# EXERCISE
Set down, please, exactly the lines below that run from the line with "Emit a LaTeX" to the line with "(dbllbl) at (491,648)", both lines included.

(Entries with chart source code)
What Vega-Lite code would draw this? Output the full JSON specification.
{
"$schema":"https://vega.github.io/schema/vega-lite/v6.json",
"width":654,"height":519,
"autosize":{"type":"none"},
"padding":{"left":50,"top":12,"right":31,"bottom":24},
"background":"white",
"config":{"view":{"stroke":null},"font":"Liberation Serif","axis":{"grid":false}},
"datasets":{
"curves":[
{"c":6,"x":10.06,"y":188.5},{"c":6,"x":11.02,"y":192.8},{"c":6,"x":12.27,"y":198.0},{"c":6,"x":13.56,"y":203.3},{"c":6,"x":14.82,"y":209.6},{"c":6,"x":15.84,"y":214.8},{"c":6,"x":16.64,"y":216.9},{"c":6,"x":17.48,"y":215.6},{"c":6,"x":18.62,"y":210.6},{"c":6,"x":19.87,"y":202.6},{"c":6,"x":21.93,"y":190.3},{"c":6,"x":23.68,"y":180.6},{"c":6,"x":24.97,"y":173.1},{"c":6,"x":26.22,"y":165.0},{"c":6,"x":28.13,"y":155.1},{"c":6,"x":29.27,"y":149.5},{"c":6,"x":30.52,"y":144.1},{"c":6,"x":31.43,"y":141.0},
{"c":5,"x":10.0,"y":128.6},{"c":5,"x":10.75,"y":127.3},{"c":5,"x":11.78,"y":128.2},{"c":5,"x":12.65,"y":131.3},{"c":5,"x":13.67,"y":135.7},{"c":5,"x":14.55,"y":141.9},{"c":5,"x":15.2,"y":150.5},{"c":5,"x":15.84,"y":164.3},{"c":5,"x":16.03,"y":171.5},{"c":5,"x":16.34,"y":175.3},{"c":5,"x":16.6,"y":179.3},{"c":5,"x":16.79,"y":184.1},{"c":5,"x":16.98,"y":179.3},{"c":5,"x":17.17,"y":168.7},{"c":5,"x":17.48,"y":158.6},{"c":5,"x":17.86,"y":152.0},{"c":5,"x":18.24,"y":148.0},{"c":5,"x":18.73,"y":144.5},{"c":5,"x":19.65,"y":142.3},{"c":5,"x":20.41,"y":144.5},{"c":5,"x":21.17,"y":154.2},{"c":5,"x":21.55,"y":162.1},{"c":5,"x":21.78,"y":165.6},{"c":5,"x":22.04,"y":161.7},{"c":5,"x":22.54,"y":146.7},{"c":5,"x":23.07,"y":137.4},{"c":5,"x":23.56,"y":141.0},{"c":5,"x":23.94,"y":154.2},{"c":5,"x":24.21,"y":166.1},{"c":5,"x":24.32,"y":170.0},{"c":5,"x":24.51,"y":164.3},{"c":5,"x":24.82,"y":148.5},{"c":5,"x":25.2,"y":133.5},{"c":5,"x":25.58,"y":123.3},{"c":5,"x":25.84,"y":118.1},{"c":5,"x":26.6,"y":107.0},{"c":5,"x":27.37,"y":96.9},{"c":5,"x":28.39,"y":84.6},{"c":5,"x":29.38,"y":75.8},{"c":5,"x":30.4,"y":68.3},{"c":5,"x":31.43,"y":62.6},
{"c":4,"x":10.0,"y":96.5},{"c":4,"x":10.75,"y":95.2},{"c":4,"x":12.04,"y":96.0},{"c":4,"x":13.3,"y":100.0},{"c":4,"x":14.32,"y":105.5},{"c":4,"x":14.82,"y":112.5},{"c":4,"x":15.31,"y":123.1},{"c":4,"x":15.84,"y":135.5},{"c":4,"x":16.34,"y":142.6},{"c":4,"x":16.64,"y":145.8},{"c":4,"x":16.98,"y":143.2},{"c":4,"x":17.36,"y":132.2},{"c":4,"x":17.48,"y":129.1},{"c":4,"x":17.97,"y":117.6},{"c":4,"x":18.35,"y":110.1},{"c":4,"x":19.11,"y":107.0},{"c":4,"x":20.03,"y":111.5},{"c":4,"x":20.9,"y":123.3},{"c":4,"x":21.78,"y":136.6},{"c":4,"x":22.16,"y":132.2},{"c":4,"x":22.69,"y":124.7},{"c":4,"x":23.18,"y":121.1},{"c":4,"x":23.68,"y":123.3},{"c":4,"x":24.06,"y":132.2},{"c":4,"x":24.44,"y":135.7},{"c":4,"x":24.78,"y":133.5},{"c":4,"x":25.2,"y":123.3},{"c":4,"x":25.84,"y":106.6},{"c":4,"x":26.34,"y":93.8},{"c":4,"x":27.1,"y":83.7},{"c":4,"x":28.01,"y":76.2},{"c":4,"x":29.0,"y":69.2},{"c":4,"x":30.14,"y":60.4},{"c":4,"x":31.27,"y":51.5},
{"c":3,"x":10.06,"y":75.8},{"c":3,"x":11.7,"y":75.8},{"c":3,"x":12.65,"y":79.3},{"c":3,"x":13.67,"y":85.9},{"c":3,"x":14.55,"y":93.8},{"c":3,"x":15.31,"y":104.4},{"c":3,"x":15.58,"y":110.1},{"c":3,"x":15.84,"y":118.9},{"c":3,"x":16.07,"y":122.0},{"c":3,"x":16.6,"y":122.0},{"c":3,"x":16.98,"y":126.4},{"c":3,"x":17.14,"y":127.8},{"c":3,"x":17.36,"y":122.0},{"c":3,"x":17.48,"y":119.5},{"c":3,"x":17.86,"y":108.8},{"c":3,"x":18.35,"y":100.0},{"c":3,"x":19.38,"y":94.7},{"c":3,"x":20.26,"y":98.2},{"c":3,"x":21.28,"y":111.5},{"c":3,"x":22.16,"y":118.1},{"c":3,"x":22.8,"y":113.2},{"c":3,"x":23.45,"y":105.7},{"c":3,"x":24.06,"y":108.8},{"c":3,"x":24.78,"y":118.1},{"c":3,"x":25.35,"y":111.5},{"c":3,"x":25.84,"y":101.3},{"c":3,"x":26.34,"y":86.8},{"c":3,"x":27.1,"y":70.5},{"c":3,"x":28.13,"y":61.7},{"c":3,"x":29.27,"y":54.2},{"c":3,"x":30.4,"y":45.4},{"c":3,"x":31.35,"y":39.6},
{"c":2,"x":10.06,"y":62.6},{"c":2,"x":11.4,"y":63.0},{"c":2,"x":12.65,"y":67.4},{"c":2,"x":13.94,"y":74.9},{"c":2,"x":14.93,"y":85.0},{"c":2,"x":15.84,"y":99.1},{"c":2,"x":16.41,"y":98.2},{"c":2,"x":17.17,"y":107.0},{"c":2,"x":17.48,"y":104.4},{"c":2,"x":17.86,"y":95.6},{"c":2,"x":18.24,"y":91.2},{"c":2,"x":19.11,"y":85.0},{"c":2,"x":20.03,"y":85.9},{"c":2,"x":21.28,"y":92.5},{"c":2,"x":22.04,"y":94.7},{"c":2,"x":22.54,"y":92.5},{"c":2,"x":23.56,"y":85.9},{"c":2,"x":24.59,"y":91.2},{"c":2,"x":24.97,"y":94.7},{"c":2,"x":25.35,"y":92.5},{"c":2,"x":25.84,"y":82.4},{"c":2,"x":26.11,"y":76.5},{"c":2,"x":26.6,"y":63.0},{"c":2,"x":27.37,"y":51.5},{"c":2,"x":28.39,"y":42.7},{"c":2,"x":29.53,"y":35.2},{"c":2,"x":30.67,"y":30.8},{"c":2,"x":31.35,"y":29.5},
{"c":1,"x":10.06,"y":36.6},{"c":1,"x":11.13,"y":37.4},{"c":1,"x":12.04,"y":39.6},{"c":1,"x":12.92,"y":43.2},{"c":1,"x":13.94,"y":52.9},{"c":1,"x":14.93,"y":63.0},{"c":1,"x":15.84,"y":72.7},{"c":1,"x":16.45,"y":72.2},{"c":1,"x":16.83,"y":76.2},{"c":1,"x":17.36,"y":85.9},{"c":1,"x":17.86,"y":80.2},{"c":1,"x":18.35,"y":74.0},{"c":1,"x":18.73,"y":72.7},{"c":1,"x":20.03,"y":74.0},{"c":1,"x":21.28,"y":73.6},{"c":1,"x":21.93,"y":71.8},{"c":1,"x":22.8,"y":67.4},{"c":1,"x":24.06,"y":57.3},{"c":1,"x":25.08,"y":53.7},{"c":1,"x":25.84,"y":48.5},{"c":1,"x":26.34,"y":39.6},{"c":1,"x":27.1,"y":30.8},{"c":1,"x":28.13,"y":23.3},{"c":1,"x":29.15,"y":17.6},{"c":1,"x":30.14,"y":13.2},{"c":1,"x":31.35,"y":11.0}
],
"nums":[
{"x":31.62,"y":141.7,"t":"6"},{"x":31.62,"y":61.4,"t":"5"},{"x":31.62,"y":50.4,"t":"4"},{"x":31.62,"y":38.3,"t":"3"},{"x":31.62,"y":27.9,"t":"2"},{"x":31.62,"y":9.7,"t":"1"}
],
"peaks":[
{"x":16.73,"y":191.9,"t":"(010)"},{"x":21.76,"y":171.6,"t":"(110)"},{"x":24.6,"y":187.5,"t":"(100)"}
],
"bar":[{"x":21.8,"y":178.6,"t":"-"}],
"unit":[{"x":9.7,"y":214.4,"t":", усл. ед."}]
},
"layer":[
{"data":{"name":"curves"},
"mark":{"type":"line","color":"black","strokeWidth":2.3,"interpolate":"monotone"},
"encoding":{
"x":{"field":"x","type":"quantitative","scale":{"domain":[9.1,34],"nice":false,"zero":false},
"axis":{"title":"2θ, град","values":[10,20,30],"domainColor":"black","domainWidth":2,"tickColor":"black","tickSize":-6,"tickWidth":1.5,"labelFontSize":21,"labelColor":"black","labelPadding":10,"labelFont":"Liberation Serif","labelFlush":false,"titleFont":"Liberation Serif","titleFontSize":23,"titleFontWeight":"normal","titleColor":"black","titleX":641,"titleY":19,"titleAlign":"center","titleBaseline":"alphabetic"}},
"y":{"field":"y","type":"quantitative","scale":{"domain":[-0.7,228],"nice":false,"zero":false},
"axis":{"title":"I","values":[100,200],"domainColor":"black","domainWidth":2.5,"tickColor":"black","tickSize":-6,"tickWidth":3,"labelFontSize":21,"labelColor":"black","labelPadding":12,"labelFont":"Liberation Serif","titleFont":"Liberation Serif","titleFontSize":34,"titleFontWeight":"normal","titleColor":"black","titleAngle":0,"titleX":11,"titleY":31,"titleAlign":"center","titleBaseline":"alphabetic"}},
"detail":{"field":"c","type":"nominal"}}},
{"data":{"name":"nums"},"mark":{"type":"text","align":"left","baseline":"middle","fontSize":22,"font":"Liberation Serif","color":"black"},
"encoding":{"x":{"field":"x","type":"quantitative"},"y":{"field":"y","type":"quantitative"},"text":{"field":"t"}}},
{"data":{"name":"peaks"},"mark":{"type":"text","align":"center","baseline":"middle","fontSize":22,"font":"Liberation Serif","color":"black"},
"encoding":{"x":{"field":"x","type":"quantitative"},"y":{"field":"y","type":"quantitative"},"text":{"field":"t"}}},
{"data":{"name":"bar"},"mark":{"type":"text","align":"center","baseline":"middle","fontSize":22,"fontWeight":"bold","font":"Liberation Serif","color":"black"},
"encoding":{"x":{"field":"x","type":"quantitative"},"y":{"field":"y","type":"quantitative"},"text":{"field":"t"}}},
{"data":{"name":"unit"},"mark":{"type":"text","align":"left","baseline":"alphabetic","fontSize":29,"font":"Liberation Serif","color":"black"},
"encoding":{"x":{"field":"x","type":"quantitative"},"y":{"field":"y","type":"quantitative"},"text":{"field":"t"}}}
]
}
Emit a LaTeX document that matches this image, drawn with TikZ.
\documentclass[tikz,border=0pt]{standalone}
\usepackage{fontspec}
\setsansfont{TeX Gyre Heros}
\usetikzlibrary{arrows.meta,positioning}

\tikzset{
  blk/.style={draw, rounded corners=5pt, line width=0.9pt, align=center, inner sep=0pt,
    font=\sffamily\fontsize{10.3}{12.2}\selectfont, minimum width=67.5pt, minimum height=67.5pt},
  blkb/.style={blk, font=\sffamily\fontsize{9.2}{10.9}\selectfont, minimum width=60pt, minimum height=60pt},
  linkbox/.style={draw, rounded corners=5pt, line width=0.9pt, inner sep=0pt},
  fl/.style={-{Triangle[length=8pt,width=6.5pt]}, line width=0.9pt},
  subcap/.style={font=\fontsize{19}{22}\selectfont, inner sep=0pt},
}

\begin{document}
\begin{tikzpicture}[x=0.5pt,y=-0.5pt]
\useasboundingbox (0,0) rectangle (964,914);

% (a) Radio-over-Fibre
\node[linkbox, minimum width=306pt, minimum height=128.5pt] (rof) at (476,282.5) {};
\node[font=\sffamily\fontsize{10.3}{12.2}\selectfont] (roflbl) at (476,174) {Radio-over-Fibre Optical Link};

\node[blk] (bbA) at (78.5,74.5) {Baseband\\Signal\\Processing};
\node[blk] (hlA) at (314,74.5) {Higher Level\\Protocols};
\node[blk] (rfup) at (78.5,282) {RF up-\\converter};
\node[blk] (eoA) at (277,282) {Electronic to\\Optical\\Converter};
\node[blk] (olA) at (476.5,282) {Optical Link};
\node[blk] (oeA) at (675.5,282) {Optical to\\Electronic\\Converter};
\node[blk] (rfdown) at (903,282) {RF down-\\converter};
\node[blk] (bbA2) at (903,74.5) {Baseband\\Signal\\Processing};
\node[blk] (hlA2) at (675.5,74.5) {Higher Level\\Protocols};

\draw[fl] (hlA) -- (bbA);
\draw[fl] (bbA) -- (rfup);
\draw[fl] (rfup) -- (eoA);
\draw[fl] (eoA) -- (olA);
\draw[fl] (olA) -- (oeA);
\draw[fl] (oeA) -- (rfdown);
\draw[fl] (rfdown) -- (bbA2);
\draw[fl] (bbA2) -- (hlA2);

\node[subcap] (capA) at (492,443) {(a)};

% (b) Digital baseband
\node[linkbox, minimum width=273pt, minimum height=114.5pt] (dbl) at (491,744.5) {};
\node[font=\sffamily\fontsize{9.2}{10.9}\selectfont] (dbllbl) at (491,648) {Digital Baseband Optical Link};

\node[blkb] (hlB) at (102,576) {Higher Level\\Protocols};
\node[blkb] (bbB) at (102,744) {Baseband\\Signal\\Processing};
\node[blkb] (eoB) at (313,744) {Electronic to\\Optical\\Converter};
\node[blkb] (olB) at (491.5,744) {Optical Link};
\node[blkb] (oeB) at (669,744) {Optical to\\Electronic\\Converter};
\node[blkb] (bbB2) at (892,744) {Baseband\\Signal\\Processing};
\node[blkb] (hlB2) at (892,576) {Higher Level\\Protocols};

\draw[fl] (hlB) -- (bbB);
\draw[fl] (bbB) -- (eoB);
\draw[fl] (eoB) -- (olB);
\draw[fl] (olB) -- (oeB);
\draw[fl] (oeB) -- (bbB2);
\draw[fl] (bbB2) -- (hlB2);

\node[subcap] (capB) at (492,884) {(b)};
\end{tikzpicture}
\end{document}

# RESPONSE FOR THIS EXERCISE
Emit a LaTeX document that matches this image, drawn with TikZ.
\documentclass[tikz,border=0pt]{standalone}
\usepackage{fontspec}
\setsansfont{TeX Gyre Heros}
\usetikzlibrary{arrows.meta,positioning}

\tikzset{
  blk/.style={draw, rounded corners=5pt, line width=0.9pt, align=center, inner sep=0pt,
    font=\sffamily\fontsize{10.3}{12.2}\selectfont, minimum width=67.5pt, minimum height=67.5pt},
  blkb/.style={blk, font=\sffamily\fontsize{9.2}{10.9}\selectfont, minimum width=60pt, minimum height=60pt},
  linkbox/.style={draw, rounded corners=5pt, line width=0.9pt, inner sep=0pt},
  fl/.style={-{Triangle[length=8pt,width=6.5pt]}, line width=0.9pt},
  subcap/.style={font=\fontsize{19}{22}\selectfont, inner sep=0pt},
}

\begin{document}
\begin{tikzpicture}[x=0.5pt,y=-0.5pt]
\useasboundingbox (0,0) rectangle (964,914);

% (a) Radio-over-Fibre
\node[linkbox, minimum width=306pt, minimum height=128.5pt] (rof) at (476,282.5) {};
\node[font=\sffamily\fontsize{10.3}{12.2}\selectfont] (roflbl) at (476,174) {Radio-over-Fibre Optical Link};

\node[blk] (bbA) at (78.5,74.5) {Baseband\\Signal\\Processing};
\node[blk] (hlA) at (314,74.5) {Higher Level\\Protocols};
\node[blk] (rfup) at (78.5,282) {RF up-\\converter};
\node[blk] (eoA) at (277,282) {Electronic to\\Optical\\Converter};
\node[blk] (olA) at (476.5,282) {Optical Link};
\node[blk] (oeA) at (675.5,282) {Optical to\\Electronic\\Converter};
\node[blk] (rfdown) at (903,282) {RF down-\\converter};
\node[blk] (bbA2) at (903,74.5) {Baseband\\Signal\\Processing};
\node[blk] (hlA2) at (675.5,74.5) {Higher Level\\Protocols};

\draw[fl] (hlA) -- (bbA);
\draw[fl] (bbA) -- (rfup);
\draw[fl] (rfup) -- (eoA);
\draw[fl] (eoA) -- (olA);
\draw[fl] (olA) -- (oeA);
\draw[fl] (oeA) -- (rfdown);
\draw[fl] (rfdown) -- (bbA2);
\draw[fl] (bbA2) -- (hlA2);

\node[subcap] (capA) at (492,443) {(a)};

% (b) Digital baseband
\node[linkbox, minimum width=273pt, minimum height=114.5pt] (dbl) at (491,744.5) {};
\node[font=\sffamily\fontsize{9.2}{10.9}\selectfont] (dbllbl) at (491,648) {Digital Baseband Optical Link};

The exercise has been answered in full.